STATED GOAL => Drop the pictures and give back word for word the lines from the line holding "Recreate this image" to the line holding "minimum width=64pt, minimum", both included.
-- Start of INPUT FOR THIS TASK --
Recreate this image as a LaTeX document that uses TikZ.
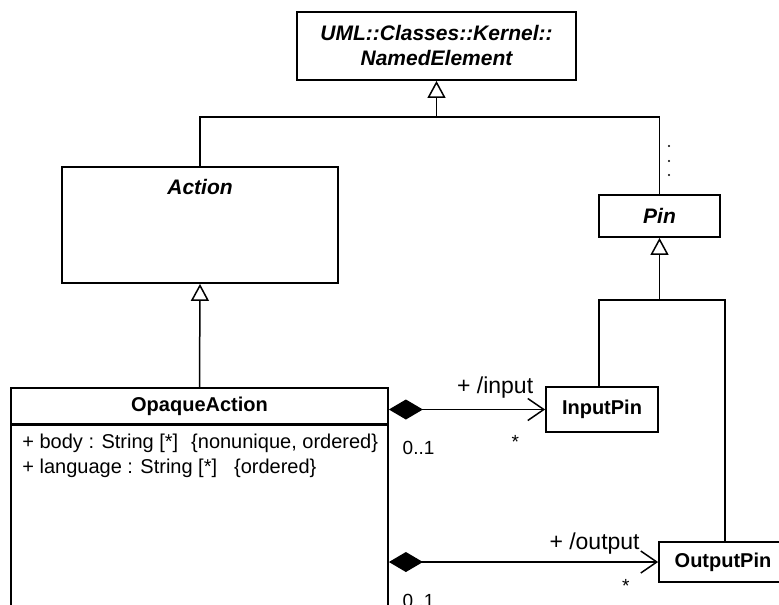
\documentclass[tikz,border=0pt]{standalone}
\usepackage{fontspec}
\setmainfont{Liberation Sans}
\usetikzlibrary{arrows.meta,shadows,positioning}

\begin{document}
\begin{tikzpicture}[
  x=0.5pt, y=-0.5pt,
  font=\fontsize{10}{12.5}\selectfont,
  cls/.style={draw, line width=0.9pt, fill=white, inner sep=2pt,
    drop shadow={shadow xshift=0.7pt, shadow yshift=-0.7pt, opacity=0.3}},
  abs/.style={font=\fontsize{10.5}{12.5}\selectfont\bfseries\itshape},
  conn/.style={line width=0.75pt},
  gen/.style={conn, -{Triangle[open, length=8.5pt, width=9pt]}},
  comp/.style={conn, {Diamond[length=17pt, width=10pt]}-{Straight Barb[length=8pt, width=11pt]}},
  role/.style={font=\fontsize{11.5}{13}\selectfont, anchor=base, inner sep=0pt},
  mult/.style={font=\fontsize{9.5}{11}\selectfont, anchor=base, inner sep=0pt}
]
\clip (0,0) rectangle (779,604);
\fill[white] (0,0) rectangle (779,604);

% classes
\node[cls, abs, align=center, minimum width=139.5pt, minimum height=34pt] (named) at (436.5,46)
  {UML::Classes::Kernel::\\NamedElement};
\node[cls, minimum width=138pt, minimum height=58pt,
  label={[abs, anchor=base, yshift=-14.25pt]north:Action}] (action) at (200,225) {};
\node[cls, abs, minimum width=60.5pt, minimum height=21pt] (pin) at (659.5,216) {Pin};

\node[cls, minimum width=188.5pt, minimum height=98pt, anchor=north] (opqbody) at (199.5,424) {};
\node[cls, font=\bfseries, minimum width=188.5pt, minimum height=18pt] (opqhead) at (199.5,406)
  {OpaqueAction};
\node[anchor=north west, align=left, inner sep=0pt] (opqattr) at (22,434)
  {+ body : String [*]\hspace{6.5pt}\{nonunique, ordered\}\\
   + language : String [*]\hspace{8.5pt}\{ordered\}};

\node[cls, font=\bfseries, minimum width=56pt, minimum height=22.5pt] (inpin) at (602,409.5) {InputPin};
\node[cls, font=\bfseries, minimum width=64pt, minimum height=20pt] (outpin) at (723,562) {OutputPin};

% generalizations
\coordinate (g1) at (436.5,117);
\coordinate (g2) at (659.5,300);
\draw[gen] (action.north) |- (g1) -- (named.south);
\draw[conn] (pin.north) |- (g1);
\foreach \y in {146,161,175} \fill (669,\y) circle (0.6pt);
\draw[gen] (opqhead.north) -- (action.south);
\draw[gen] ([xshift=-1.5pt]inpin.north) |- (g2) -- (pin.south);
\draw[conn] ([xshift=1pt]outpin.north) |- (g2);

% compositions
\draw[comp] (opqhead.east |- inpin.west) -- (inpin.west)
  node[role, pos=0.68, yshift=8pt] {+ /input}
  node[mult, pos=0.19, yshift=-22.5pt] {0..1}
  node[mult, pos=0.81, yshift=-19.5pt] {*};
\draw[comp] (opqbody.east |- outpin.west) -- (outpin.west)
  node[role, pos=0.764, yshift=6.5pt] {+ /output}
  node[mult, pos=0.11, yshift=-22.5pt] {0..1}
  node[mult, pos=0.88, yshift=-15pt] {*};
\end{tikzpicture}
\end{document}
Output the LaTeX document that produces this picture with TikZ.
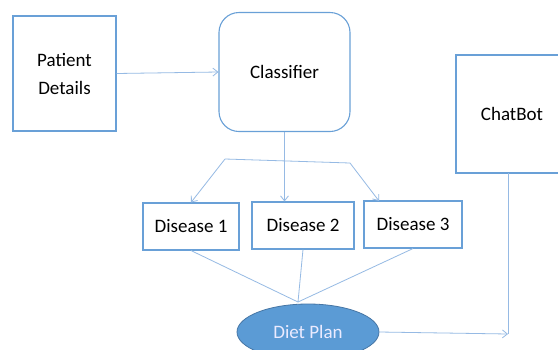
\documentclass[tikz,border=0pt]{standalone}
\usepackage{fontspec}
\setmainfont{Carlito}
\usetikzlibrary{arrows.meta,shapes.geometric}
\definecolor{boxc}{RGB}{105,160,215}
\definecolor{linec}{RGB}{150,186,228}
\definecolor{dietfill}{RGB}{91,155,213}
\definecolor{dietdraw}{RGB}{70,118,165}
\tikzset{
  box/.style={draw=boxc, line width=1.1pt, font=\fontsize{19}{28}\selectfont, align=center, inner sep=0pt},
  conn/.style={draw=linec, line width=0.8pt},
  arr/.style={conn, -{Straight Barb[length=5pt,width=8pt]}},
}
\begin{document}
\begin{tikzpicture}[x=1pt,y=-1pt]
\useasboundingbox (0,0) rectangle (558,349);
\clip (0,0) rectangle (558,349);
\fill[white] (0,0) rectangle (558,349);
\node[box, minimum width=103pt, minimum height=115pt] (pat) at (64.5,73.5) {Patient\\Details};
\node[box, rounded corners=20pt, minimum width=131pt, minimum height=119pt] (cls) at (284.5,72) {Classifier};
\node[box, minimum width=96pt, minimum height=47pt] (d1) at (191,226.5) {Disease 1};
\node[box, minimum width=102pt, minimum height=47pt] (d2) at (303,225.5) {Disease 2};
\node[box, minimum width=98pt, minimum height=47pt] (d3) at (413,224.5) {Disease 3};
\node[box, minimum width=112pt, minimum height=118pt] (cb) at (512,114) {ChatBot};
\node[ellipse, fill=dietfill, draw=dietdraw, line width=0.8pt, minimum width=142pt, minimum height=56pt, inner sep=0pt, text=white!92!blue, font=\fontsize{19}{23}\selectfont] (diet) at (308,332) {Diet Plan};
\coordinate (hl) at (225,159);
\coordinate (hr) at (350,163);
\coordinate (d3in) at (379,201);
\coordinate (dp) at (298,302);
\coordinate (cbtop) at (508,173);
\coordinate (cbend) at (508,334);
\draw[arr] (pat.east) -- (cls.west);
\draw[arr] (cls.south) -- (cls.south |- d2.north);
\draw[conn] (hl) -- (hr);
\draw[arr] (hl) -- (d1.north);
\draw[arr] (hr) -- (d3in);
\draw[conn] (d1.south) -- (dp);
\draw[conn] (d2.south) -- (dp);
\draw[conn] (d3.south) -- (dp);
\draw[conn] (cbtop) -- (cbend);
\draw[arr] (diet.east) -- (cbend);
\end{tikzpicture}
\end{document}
-- End of INPUT FOR THIS TASK --
-- Start of INPUT FOR THIS TASK --
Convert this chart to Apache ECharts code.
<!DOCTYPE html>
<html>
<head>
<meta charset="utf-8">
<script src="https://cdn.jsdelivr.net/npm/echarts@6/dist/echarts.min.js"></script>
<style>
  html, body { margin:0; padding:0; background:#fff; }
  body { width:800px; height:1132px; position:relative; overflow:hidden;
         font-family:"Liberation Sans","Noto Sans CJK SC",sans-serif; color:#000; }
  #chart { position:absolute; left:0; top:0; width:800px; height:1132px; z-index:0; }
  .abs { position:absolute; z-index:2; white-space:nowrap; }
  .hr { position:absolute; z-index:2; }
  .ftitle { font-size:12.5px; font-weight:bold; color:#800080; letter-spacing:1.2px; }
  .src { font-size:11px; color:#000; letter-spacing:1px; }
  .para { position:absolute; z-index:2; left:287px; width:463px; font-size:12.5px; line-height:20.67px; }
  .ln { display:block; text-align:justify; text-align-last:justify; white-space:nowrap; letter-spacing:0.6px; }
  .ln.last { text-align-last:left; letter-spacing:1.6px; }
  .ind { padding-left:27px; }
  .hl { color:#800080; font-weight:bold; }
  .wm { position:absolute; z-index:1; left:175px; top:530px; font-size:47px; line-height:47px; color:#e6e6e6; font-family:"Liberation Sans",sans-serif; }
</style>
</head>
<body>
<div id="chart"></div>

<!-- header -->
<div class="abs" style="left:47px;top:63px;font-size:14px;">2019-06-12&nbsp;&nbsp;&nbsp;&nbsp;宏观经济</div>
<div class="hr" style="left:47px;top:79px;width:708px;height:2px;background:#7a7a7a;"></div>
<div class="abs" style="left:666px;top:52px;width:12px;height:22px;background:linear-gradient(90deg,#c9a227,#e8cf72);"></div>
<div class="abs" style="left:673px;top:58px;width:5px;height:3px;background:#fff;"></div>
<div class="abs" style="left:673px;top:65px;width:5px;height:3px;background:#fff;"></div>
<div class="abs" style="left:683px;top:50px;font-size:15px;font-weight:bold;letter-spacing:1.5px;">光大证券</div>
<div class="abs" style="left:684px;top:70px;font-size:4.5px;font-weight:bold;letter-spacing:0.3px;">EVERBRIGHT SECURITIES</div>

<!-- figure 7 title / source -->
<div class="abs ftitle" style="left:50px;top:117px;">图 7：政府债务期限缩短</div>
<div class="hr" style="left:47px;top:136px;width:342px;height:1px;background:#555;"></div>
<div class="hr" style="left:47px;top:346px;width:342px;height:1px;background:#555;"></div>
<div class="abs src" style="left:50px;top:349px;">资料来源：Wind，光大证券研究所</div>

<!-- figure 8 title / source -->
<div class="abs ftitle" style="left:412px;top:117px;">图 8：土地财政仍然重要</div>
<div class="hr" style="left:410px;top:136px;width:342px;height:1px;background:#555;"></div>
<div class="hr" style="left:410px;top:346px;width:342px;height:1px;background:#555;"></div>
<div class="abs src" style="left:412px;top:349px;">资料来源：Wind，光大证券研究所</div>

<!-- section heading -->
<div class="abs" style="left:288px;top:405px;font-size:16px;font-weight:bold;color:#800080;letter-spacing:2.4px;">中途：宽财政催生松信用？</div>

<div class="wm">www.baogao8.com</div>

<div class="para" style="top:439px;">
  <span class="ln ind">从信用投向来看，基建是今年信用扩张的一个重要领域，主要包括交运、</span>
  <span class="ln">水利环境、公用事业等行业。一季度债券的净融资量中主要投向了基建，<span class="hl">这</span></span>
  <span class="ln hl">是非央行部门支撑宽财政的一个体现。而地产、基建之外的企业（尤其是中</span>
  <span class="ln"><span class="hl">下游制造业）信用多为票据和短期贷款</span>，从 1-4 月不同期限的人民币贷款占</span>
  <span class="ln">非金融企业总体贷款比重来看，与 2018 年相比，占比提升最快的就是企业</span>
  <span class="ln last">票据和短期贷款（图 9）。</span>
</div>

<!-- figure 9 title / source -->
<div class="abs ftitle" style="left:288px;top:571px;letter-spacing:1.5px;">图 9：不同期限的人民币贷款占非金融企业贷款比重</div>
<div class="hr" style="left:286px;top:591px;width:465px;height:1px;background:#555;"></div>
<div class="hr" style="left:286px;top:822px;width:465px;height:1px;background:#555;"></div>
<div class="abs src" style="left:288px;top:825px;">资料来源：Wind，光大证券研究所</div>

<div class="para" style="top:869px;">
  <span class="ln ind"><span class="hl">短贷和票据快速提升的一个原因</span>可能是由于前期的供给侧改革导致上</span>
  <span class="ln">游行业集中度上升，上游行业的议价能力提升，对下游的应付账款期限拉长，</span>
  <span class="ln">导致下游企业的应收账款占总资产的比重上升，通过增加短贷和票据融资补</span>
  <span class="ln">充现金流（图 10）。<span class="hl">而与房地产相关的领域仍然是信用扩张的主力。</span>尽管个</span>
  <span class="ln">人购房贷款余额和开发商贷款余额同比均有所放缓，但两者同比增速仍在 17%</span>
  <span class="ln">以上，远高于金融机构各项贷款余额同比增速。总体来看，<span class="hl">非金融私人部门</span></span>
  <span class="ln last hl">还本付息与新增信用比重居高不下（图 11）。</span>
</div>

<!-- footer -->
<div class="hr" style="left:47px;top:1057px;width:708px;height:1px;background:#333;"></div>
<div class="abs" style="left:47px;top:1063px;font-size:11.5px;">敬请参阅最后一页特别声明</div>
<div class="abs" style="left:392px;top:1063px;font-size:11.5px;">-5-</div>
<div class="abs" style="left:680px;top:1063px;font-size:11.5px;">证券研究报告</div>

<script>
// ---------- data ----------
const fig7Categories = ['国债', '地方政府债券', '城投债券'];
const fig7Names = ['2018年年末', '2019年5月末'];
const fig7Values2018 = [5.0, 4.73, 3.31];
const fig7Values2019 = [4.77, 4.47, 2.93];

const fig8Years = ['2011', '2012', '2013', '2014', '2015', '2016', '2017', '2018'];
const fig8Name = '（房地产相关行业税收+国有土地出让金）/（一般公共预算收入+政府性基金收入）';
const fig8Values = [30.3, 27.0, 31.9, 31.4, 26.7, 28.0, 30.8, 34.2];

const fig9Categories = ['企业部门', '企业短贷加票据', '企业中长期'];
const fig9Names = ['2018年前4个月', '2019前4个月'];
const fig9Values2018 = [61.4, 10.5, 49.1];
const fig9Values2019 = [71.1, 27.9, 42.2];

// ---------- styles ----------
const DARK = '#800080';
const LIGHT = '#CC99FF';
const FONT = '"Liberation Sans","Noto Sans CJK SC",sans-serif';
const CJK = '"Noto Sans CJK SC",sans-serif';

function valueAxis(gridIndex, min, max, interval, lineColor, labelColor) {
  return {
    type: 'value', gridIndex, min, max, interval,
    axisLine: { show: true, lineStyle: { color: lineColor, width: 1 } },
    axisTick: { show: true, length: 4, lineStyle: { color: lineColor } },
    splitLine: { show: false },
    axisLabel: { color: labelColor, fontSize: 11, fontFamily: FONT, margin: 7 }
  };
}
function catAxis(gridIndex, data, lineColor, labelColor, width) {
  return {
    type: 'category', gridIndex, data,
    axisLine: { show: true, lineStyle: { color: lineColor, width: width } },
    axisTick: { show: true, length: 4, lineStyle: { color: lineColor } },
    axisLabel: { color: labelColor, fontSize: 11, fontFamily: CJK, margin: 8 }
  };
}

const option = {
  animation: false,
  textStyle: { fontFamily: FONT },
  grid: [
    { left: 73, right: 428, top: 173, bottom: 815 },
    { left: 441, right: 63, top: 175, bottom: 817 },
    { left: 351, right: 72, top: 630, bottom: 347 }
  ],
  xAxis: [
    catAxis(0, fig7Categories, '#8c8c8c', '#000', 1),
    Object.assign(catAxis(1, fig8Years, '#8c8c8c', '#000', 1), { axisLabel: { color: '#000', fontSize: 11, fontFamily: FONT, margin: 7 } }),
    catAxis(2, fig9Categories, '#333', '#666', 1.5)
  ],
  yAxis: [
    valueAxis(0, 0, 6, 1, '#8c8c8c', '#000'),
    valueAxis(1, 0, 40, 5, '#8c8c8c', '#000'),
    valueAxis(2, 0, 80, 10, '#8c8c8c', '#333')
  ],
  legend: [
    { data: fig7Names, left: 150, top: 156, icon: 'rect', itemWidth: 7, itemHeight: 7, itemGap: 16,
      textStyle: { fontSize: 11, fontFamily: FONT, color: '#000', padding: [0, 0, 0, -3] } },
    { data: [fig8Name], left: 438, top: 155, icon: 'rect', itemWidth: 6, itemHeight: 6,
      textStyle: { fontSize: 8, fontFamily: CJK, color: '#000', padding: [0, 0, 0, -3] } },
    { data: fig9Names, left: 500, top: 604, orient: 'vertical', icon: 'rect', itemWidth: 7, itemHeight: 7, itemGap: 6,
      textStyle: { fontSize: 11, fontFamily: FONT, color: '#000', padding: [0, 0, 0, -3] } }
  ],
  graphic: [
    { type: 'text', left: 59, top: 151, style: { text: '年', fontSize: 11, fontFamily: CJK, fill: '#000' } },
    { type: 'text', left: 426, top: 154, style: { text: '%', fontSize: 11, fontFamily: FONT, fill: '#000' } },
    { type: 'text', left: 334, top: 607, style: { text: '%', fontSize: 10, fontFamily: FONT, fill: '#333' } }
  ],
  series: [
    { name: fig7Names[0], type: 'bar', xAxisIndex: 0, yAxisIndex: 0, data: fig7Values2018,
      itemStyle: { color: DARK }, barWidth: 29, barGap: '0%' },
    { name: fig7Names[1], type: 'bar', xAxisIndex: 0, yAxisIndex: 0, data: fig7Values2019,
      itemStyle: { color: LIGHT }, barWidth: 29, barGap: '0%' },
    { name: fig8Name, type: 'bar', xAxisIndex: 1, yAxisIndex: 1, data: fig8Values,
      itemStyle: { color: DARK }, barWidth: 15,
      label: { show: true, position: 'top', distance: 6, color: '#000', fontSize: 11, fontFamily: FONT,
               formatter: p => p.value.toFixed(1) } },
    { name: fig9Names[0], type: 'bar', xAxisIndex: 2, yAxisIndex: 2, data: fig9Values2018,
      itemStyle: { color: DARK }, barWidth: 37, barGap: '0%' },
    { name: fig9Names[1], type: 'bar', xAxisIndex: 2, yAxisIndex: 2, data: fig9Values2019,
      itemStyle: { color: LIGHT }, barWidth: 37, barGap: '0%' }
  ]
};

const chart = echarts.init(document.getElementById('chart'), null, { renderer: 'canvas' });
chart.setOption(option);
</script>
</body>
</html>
-- End of INPUT FOR THIS TASK --
COMPLETE OUTPUT =>
Recreate this image as a LaTeX document that uses TikZ.
\documentclass[tikz,border=0pt]{standalone}
\usepackage{fontspec}
\setmainfont{Liberation Sans}
\usetikzlibrary{arrows.meta,shadows,positioning}

\begin{document}
\begin{tikzpicture}[
  x=0.5pt, y=-0.5pt,
  font=\fontsize{10}{12.5}\selectfont,
  cls/.style={draw, line width=0.9pt, fill=white, inner sep=2pt,
    drop shadow={shadow xshift=0.7pt, shadow yshift=-0.7pt, opacity=0.3}},
  abs/.style={font=\fontsize{10.5}{12.5}\selectfont\bfseries\itshape},
  conn/.style={line width=0.75pt},
  gen/.style={conn, -{Triangle[open, length=8.5pt, width=9pt]}},
  comp/.style={conn, {Diamond[length=17pt, width=10pt]}-{Straight Barb[length=8pt, width=11pt]}},
  role/.style={font=\fontsize{11.5}{13}\selectfont, anchor=base, inner sep=0pt},
  mult/.style={font=\fontsize{9.5}{11}\selectfont, anchor=base, inner sep=0pt}
]
\clip (0,0) rectangle (779,604);
\fill[white] (0,0) rectangle (779,604);

% classes
\node[cls, abs, align=center, minimum width=139.5pt, minimum height=34pt] (named) at (436.5,46)
  {UML::Classes::Kernel::\\NamedElement};
\node[cls, minimum width=138pt, minimum height=58pt,
  label={[abs, anchor=base, yshift=-14.25pt]north:Action}] (action) at (200,225) {};
\node[cls, abs, minimum width=60.5pt, minimum height=21pt] (pin) at (659.5,216) {Pin};

\node[cls, minimum width=188.5pt, minimum height=98pt, anchor=north] (opqbody) at (199.5,424) {};
\node[cls, font=\bfseries, minimum width=188.5pt, minimum height=18pt] (opqhead) at (199.5,406)
  {OpaqueAction};
\node[anchor=north west, align=left, inner sep=0pt] (opqattr) at (22,434)
  {+ body : String [*]\hspace{6.5pt}\{nonunique, ordered\}\\
   + language : String [*]\hspace{8.5pt}\{ordered\}};

\node[cls, font=\bfseries, minimum width=56pt, minimum height=22.5pt] (inpin) at (602,409.5) {InputPin};
\node[cls, font=\bfseries, minimum width=64pt, minimum height=20pt] (outpin) at (723,562) {OutputPin};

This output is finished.